Eski Bayrampaşa Cezaevi Savcısı ve HSYK mağduru Necati Özdemir, İnsani hukuki ve evrensel normların esas alınarak bir anayasa değişikliğini yapıldığını dile getirerek, “Bize de mutlaka etki edecektir. Ama bizim önceliğimiz ve mağdur olan bütün arkadaşlarımız için söylüyorum. Zaten bu yasaları bizleri barındırmamak için çıkarttılar. Değişiklikler tabi ki biz ide etkileyecek. Ancak biz zaten gerekli makamların nezdinde çalışmalar yapıyoruz. Bütün bunların ötesinde ülkenin önü açacak. Bu ülkede yaşayan insanları adam yerine koyacak, bir yolun açılımı bu anayasa değişikliği, dolayısıyla vicdanı olan herkes bu değişikliği sonuna kadar tüm gücüyle desteklemeli. Benim soruşturmamı yapan Ali Suat Ertosun, benim ne kadar mağdur olduğumu anlatmaya yeterli” dedi.

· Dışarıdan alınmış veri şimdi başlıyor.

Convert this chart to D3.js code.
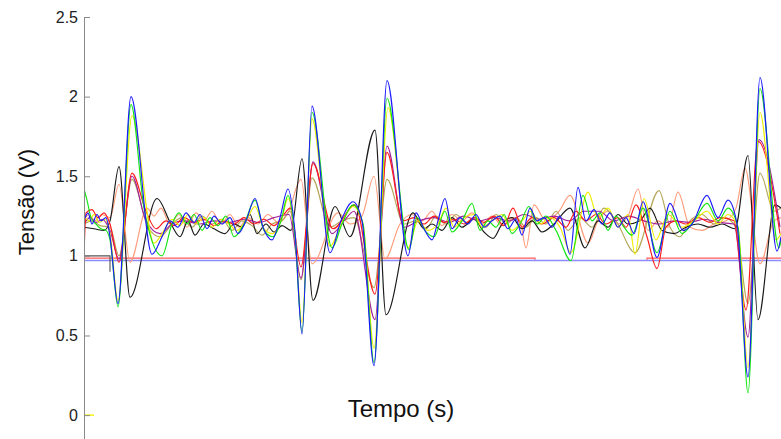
<!DOCTYPE html>
<html lang="pt">
<head>
<meta charset="utf-8">
<script src="https://cdn.jsdelivr.net/npm/d3@7"></script>
<style>
  html, body { margin: 0; padding: 0; background: #fff; }
  svg { display: block; font-family: "Liberation Sans", Arial, Helvetica, sans-serif; }
</style>
</head>
<body>
<svg id="chart" width="781" height="439"></svg>
<script>
// Tensão medida em oito canais ao longo do tempo: pares [tempo (s), tensão (V)]
const sinalAzul = [[0.00,1.22],[0.04,1.27],[0.08,1.20],[0.13,1.26],[0.17,1.22],[0.22,1.24],[0.26,1.12],[0.34,0.70],[0.47,2.00],[0.68,1.01],[0.78,1.12],[0.86,1.22],[0.94,1.18],[1.02,1.27],[1.10,1.21],[1.16,1.26],[1.23,1.17],[1.30,1.25],[1.38,1.20],[1.46,1.24],[1.54,1.14],[1.62,1.22],[1.71,1.36],[1.79,1.18],[1.88,1.10],[1.96,1.24],[2.04,1.42],[2.11,1.15],[2.18,0.51],[2.28,1.94],[2.46,1.02],[2.57,1.22],[2.69,1.34],[2.78,1.22],[2.90,0.31],[3.03,2.10],[3.24,1.00],[3.32,1.27],[3.40,1.17],[3.48,1.10],[3.54,1.22],[3.61,1.36],[3.68,1.17],[3.76,1.24],[3.84,1.20],[3.92,1.26],[4.00,1.18],[4.08,1.22],[4.16,1.25],[4.24,1.17],[4.32,1.23],[4.38,1.13],[4.46,1.30],[4.53,1.22],[4.60,1.24],[4.68,1.18],[4.76,1.25],[4.86,1.01],[4.94,1.43],[5.02,1.22],[5.10,1.29],[5.18,1.20],[5.26,1.27],[5.34,1.18],[5.42,1.24],[5.50,1.14],[5.59,1.34],[5.73,0.99],[5.86,1.33],[5.99,1.16],[6.08,1.20],[6.23,1.38],[6.34,1.24],[6.44,1.35],[6.53,1.20],[6.64,0.24],[6.76,2.12],[6.93,1.03],[6.97,1.12]];
const sinalVerde = [[0.00,1.42],[0.03,1.35],[0.07,1.24],[0.12,1.20],[0.17,1.17],[0.22,1.16],[0.26,1.10],[0.34,0.68],[0.47,1.95],[0.60,1.30],[0.78,1.00],[0.88,1.20],[0.95,1.27],[1.03,1.20],[1.10,1.26],[1.18,1.16],[1.26,1.24],[1.34,1.19],[1.42,1.25],[1.50,1.12],[1.60,1.20],[1.71,1.35],[1.80,1.16],[1.89,1.12],[1.97,1.22],[2.04,1.38],[2.11,1.12],[2.18,0.52],[2.28,1.90],[2.48,1.05],[2.58,1.20],[2.69,1.32],[2.79,1.20],[2.90,0.33],[3.03,1.99],[3.25,1.04],[3.33,1.24],[3.42,1.15],[3.50,1.12],[3.61,1.28],[3.68,1.15],[3.78,1.22],[3.88,1.33],[3.96,1.16],[4.04,1.22],[4.12,1.18],[4.20,1.26],[4.28,1.14],[4.36,1.20],[4.45,1.31],[4.53,1.20],[4.62,1.25],[4.72,1.16],[4.87,0.97],[4.99,1.38],[5.08,1.22],[5.16,1.27],[5.24,1.16],[5.32,1.25],[5.40,1.18],[5.48,1.13],[5.59,1.30],[5.73,1.02],[5.86,1.28],[5.98,1.14],[6.10,1.22],[6.23,1.33],[6.34,1.22],[6.44,1.30],[6.54,1.18],[6.64,0.14],[6.76,2.05],[6.95,1.05],[6.97,1.10]];
const sinalAmarelo = [[0.00,1.25],[0.05,1.22],[0.10,1.26],[0.15,1.21],[0.21,1.23],[0.26,1.14],[0.34,0.72],[0.48,1.88],[0.70,1.08],[0.80,1.16],[0.88,1.23],[0.96,1.19],[1.04,1.26],[1.12,1.20],[1.20,1.24],[1.28,1.18],[1.36,1.23],[1.45,1.20],[1.53,1.16],[1.62,1.22],[1.71,1.31],[1.80,1.17],[1.89,1.14],[1.98,1.24],[2.04,1.36],[2.11,1.14],[2.18,0.58],[2.28,1.86],[2.46,1.06],[2.58,1.21],[2.69,1.31],[2.79,1.20],[2.90,0.42],[3.04,1.93],[3.24,1.05],[3.34,1.22],[3.44,1.16],[3.54,1.20],[3.62,1.30],[3.70,1.18],[3.80,1.24],[3.90,1.26],[3.98,1.18],[4.08,1.22],[4.18,1.26],[4.28,1.16],[4.38,1.22],[4.47,1.28],[4.56,1.20],[4.66,1.24],[4.76,1.18],[4.87,1.02],[5.04,1.40],[5.14,1.24],[5.24,1.30],[5.34,1.18],[5.44,1.26],[5.51,1.01],[5.60,1.36],[5.72,1.10],[5.84,1.26],[5.98,1.18],[6.10,1.22],[6.23,1.28],[6.34,1.20],[6.44,1.26],[6.54,1.18],[6.64,0.30],[6.76,1.90],[6.92,1.10],[6.97,1.14]];
const sinalVermelho = [[0.00,1.00],[0.02,1.27],[0.08,1.29],[0.14,1.24],[0.20,1.27],[0.26,1.20],[0.35,0.96],[0.48,1.52],[0.62,1.28],[0.72,1.17],[0.82,1.22],[0.90,1.19],[1.00,1.24],[1.10,1.21],[1.20,1.23],[1.30,1.19],[1.40,1.22],[1.50,1.20],[1.60,1.24],[1.70,1.20],[1.80,1.23],[1.90,1.19],[2.00,1.26],[2.06,1.30],[2.17,0.93],[2.29,1.58],[2.49,1.17],[2.71,1.32],[2.91,0.76],[3.03,1.65],[3.19,1.22],[3.30,1.24],[3.40,1.20],[3.50,1.25],[3.60,1.21],[3.70,1.23],[3.80,1.20],[3.90,1.24],[4.00,1.21],[4.10,1.25],[4.20,1.19],[4.29,1.30],[4.38,1.18],[4.48,1.24],[4.58,1.20],[4.70,1.24],[4.82,1.18],[4.92,1.28],[5.02,1.22],[5.12,1.26],[5.22,1.20],[5.34,1.24],[5.42,1.18],[5.52,1.32],[5.63,1.12],[5.73,0.92],[5.82,1.18],[5.92,1.22],[6.02,1.20],[6.14,1.24],[6.26,1.21],[6.36,1.24],[6.50,1.22],[6.62,0.66],[6.74,1.72],[6.96,1.14]];
const sinalRoxo = [[0.00,1.20],[0.06,1.24],[0.12,1.21],[0.18,1.23],[0.26,1.16],[0.35,0.98],[0.48,1.50],[0.62,1.22],[0.76,1.14],[0.88,1.20],[1.00,1.22],[1.15,1.20],[1.30,1.22],[1.45,1.21],[1.60,1.23],[1.75,1.21],[1.90,1.24],[2.05,1.26],[2.17,0.86],[2.29,1.59],[2.48,1.14],[2.60,1.22],[2.70,1.28],[2.91,0.60],[3.03,1.69],[3.20,1.18],[3.35,1.22],[3.50,1.24],[3.65,1.21],[3.80,1.25],[3.95,1.22],[4.10,1.24],[4.25,1.22],[4.40,1.26],[4.55,1.23],[4.70,1.25],[4.85,1.22],[5.00,1.28],[5.15,1.28],[5.30,1.22],[5.45,1.25],[5.60,1.22],[5.75,1.20],[5.90,1.22],[6.05,1.21],[6.20,1.23],[6.35,1.21],[6.50,1.20],[6.64,0.49],[6.75,1.73],[6.96,1.18]];
const sinalPreto = [[0.00,1.18],[0.10,1.17],[0.20,1.16],[0.26,1.22],[0.35,1.56],[0.46,0.74],[0.73,1.36],[0.87,1.20],[0.96,1.12],[1.04,1.22],[1.11,1.13],[1.20,1.20],[1.30,1.17],[1.41,1.14],[1.50,1.20],[1.58,1.18],[1.66,1.26],[1.73,1.14],[1.82,1.20],[1.90,1.15],[1.98,1.19],[2.07,1.16],[2.18,1.61],[2.29,0.72],[2.51,1.31],[2.66,1.12],[2.91,1.79],[3.02,0.63],[3.29,1.27],[3.40,1.17],[3.48,1.20],[3.58,1.16],[3.68,1.24],[3.78,1.18],[3.90,1.23],[4.00,1.15],[4.09,1.11],[4.18,1.20],[4.28,1.24],[4.38,1.17],[4.48,1.22],[4.58,1.15],[4.70,1.20],[4.86,1.30],[5.01,1.05],[5.14,1.22],[5.24,1.18],[5.34,1.26],[5.44,1.20],[5.56,1.22],[5.66,1.30],[5.78,1.16],[5.90,1.14],[6.02,1.18],[6.14,1.20],[6.26,1.18],[6.38,1.20],[6.51,1.17],[6.64,1.63],[6.74,0.60],[6.91,1.32],[6.97,1.30]];
const sinalLaranja = [[0.00,1.22],[0.05,1.26],[0.11,1.22],[0.18,1.26],[0.26,1.24],[0.35,1.45],[0.46,0.96],[0.63,1.30],[0.70,1.25],[0.77,1.30],[0.86,1.20],[0.95,1.26],[1.03,1.18],[1.12,1.27],[1.20,1.22],[1.28,1.28],[1.37,1.20],[1.46,1.26],[1.55,1.18],[1.64,1.24],[1.74,1.20],[1.84,1.26],[1.94,1.21],[2.04,1.27],[2.17,1.48],[2.28,0.95],[2.54,1.27],[2.66,1.20],[2.78,1.25],[2.90,1.50],[3.01,0.98],[3.16,1.20],[3.28,1.26],[3.38,1.22],[3.48,1.28],[3.58,1.19],[3.68,1.26],[3.78,1.22],[3.88,1.27],[3.98,1.20],[4.08,1.25],[4.18,1.19],[4.30,1.24],[4.36,1.22],[4.42,1.05],[4.50,1.32],[4.62,1.22],[4.75,1.28],[4.86,1.38],[5.04,1.08],[5.14,1.22],[5.24,1.28],[5.34,1.20],[5.44,1.25],[5.54,1.42],[5.64,1.16],[5.74,1.22],[5.84,1.18],[5.94,1.40],[6.06,1.18],[6.18,1.16],[6.30,1.20],[6.42,1.22],[6.52,1.30],[6.61,1.55],[6.76,0.95],[6.90,1.22],[6.97,1.24]];
const sinalOliva = [[0.00,1.20],[0.08,1.22],[0.16,1.19],[0.26,1.18],[0.35,1.00],[0.48,1.48],[0.64,1.18],[0.76,1.12],[0.88,1.20],[0.98,1.24],[1.08,1.18],[1.18,1.25],[1.28,1.20],[1.38,1.23],[1.48,1.16],[1.58,1.22],[1.68,1.19],[1.78,1.13],[1.88,1.20],[1.98,1.22],[2.06,1.28],[2.17,0.85],[2.28,1.49],[2.46,1.18],[2.58,1.22],[2.70,1.24],[2.90,0.80],[3.03,1.48],[3.20,1.20],[3.32,1.22],[3.42,1.17],[3.52,1.25],[3.62,1.20],[3.72,1.26],[3.82,1.21],[3.92,1.24],[4.02,1.18],[4.12,1.26],[4.22,1.20],[4.32,1.24],[4.42,1.18],[4.52,1.24],[4.62,1.20],[4.72,1.28],[4.84,1.16],[4.96,1.24],[5.08,1.18],[5.20,1.30],[5.32,1.22],[5.51,1.02],[5.75,1.41],[5.86,1.18],[5.96,1.12],[6.06,1.22],[6.18,1.26],[6.30,1.20],[6.40,1.24],[6.52,1.18],[6.64,0.70],[6.76,1.52],[6.90,1.28],[6.97,1.30]];

// Níveis de referência (degraus)
const nivelAzul = [[0.00,0.971],[6.97,0.971]];
const nivelVermelho = [[0.00,0.986],[4.51,0.986],[4.51,0.971],[5.63,0.971],[5.63,0.986],[6.97,0.986]];
const nivelCinza = [[0.00,1.00],[0.26,1.00],[0.26,0.90]];
const nivelAmarelo = [[0.00,0.00],[0.10,0.00]];

const ticksY = [0, 0.5, 1, 1.5, 2, 2.5];
const rotuloY = "Tensão (V)";
const rotuloX = "Tempo (s)";

const svg = d3.select("#chart");
const W = 781, H = 439;
const x = d3.scaleLinear().domain([0, 6.97]).range([84, 781]);
const y = d3.scaleLinear().domain([-0.15, 2.5]).range([439, 17]);

const suave = d3.line().x(d => x(d[0])).y(d => y(d[1])).curve(d3.curveMonotoneX);
const reta = d3.line().x(d => x(d[0])).y(d => y(d[1]));

svg.append("defs").append("clipPath").attr("id", "area")
  .append("rect").attr("x", 84).attr("y", 0).attr("width", W - 84).attr("height", H);

const plot = svg.append("g").attr("clip-path", "url(#area)");

// degraus de referência (o azul por cima do vermelho no trecho comum)
[
  { d: nivelVermelho, c: "#ff5a5a", w: 1.1 },
  { d: nivelAzul, c: "#8c8cff", w: 1.6 },
  { d: nivelCinza, c: "#555", w: 1.1 },
  { d: nivelAmarelo, c: "#f2f200", w: 1.4 }
].forEach(s => {
  plot.append("path").attr("d", reta(s.d)).attr("fill", "none")
    .attr("stroke", s.c).attr("stroke-width", s.w);
});

// sinais
[
  { d: sinalLaranja, c: "#ff9c7a" },
  { d: sinalOliva, c: "#b3a75a" },
  { d: sinalPreto, c: "#1a1a1a" },
  { d: sinalRoxo, c: "#a0209a" },
  { d: sinalVermelho, c: "#ff1a1a" },
  { d: sinalAmarelo, c: "#eeee00" },
  { d: sinalVerde, c: "#14e614" },
  { d: sinalAzul, c: "#1a1aff" }
].forEach(s => {
  plot.append("path").attr("d", suave(s.d)).attr("fill", "none")
    .attr("stroke", s.c).attr("stroke-width", 1.15).attr("stroke-linejoin", "round");
});

// eixo vertical
const eixo = svg.append("g").attr("transform", "translate(84,0)")
  .call(d3.axisLeft(y).tickValues(ticksY).tickFormat(d3.format("")).tickSize(-6).tickSizeOuter(0).tickPadding(6));
eixo.select(".domain").attr("stroke", "#8a8a8a");
eixo.selectAll(".tick line").attr("stroke", "#8a8a8a");
eixo.selectAll(".tick text").attr("fill", "#222").style("font-size", "16px")
  .style("font-family", "'Liberation Sans', Arial, sans-serif");

svg.append("text").attr("transform", "translate(34,202) rotate(-90)")
  .attr("text-anchor", "middle").attr("fill", "#111").style("font-size", "22px")
  .text(rotuloY);

svg.append("text").attr("x", 401).attr("y", 417)
  .attr("text-anchor", "middle").attr("fill", "#111").style("font-size", "24px")
  .text(rotuloX);
</script>
</body>
</html>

Anayasa paketinde HSYK'ye de el atıldı

22. Madde: Anayasa'nın 159. maddesi değiştirilerek HSYK'nın üye sayısı 22'e çıkartılırken, HSYK ilk derece hakim ve savcıları arasında üye seçilmesi sistemi getirildi. HSYK'nın mevcut yapısı yıllardır tartışma konusu. 7 üyeden oluşan mevcut HSYK, Danıştay'dan gelen 2 üye, Yargıtay'dan gelen 3 üyenin güdümünde. Bu beş üye Yargıtay ve Danıştay üyelerini seçerken, Yargıtay ve Danıştay üyeleri de HSYK üyelerini seçiyor. Yeni düzenlemeye göre üye sayısı 22'ye çıkarılarak, hem bu kısır döngü kırılacak, hem de birinci sınıf hakim ve savcılar HSYK'ya üye seçerek, yargının tüm kesimleri tam anlamıyla HSYK'da temsil edilmiş olacak. 23. Madde: Anayasa'nın 166. maddesinde değişiklik yapılarak Ekonomik ve Sosyal Konsey Anayasal kurum haline getirildi. 24. Madde: Anayasa'nın geçici 15. maddesi kaldırılarak 12 Eylül darbesini yapanlara yargı yolu açıldı. 12 Eylül darbesini yapanlar, anayasa koydukları geçici 15. madde ile tüm uygulamalarını yargı denetimi dışında bırakmışlardı. Açılan bütün davalar, geçici 15. maddeden dolayı geri çevrilmişti. Bu madde dolayısıyla mağdur olmuş on binlerce insan hakkını hiçbir yerde arayamamıştı.